I don't think anyone is arguing that DLT, as it currently stands, is a complete piece of shit. But that doesn't mean that no progress will be made over the next 30 years. Especially since registering and tracking virtual items is pretty much the perfect use case for DLT.
But that's not how video games work. I get it, you're passionate about blockchain, but you'd make a suuppper boring video game. You need players in order for this economy to exist.
The workforce for WoW is entirely optional, and applying real world economic forces to it would be a great way to kill it. How would these items be generated in game? If it's CPU power, you're describing bitcoin, it's not player interaction, there's no in game mining required, and if there is, now you're wasting someone's time and CPU for something that's going to quickly stop being fun.

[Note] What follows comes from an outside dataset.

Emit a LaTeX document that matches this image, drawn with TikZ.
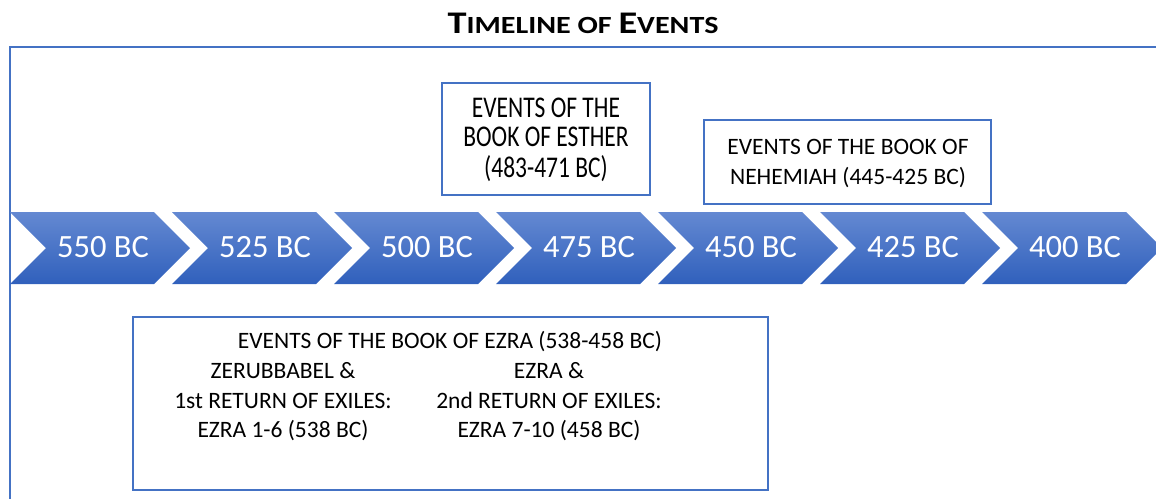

You could still tie it to player interaction, so some loose combination of player skill and time spent in game. Don't these games already try really hard to prevent botting?
Is the idea that the company is just doling out items? An artificial scarcity? Doesn't that make the market super untrustworthy if they could flood it at any time? You can't do traditional coin mining as that would remove the effort from the gameplay.
Yeah, I don't really think this is a hot idea but just playing devil's advocate. You could make versions of the same argument for de Beers and diamonds, but I suppose pension funds don't invest in diamonds.
It's at this point I'm assuming you're being bitter and trolling.